Бахчанян, который сопровождает эту книгу, как дед Щукарь «Поднятую целину», высказался и по этому поводу: «Лишний человек — это звучит гордо».
Еще Бродского и Довлатова сближали стихи. Бродский прямо утверждал, что довлатовские рассказы написаны как стихотворения.
Я не уверен, что это так. Скорее его рассказы появились на обратном пути от стихов к прозе.
Поэзия, настоящая, конечно, сгущает реальность, от чего та начинает жить по своим законам, отменяющим пространство и время, структуру и иерархию. Информационная среда уплотняется до состояния сверхпроводимости, при котором все соединяется со всем. В таком состоянии нет ничего случайного. Тут не может быть ошибки.
Бессмысленно спрашивать, правильно ли выбрано слово. Если оно сказано, значит — верно.
У Фроста есть стихотворение о том, почему в лесу встречаются согнутые березы. Это происходит оттого, объясняет он, что на них качаются мальчишки. Забираются до самой вершины и своим весом нагибают ствол до земли. Карабкаться по черным сучьям белого ствола — все равно что ползти по строчкам стихов на бумаге. Идти не на небо, а по направлению к небу. Чем тоньше ветка-материя, тем неизбежнее она нас приземляет. В этом путешествии поэт и поэзия, поэт и язык, поэт и действительность становятся союзниками, как в вальсе. Искусство поэта в том, чтобы использовать неподатливость материала.

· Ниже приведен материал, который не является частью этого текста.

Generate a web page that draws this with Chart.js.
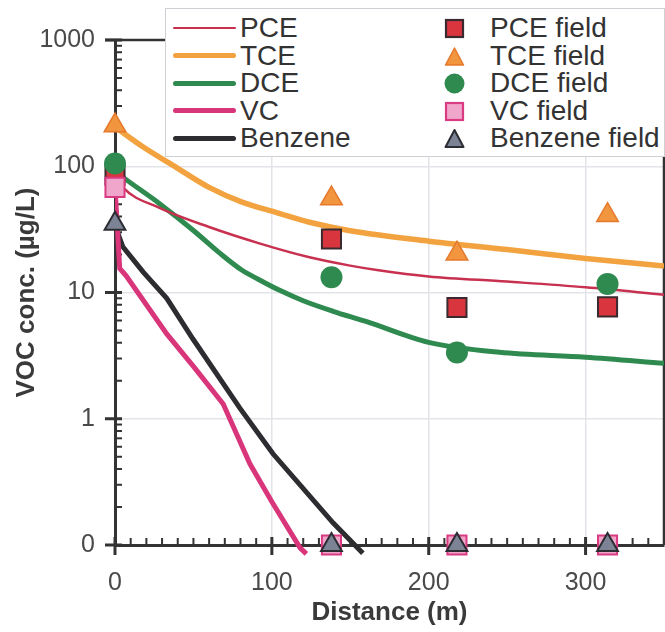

Там, где материя — по Чехову — истончается до символа, пространство закукливается, сворачивается. За ним ничего нет. Кривизна поэтического континиума — свойство его физики. Рано или поздно береза кончится. Но дерзость поэтической игры в том, чтобы забраться как можно дальше. Умная мера сочетает дерзость с расчетом, отвагу — с разумом, дисциплину — с азартом. Те, кто поднялся слишком высоко, падают, не рассказав, как там было. К тому же они проделали только полпути. Суть же в том, чтобы — туда и обратно.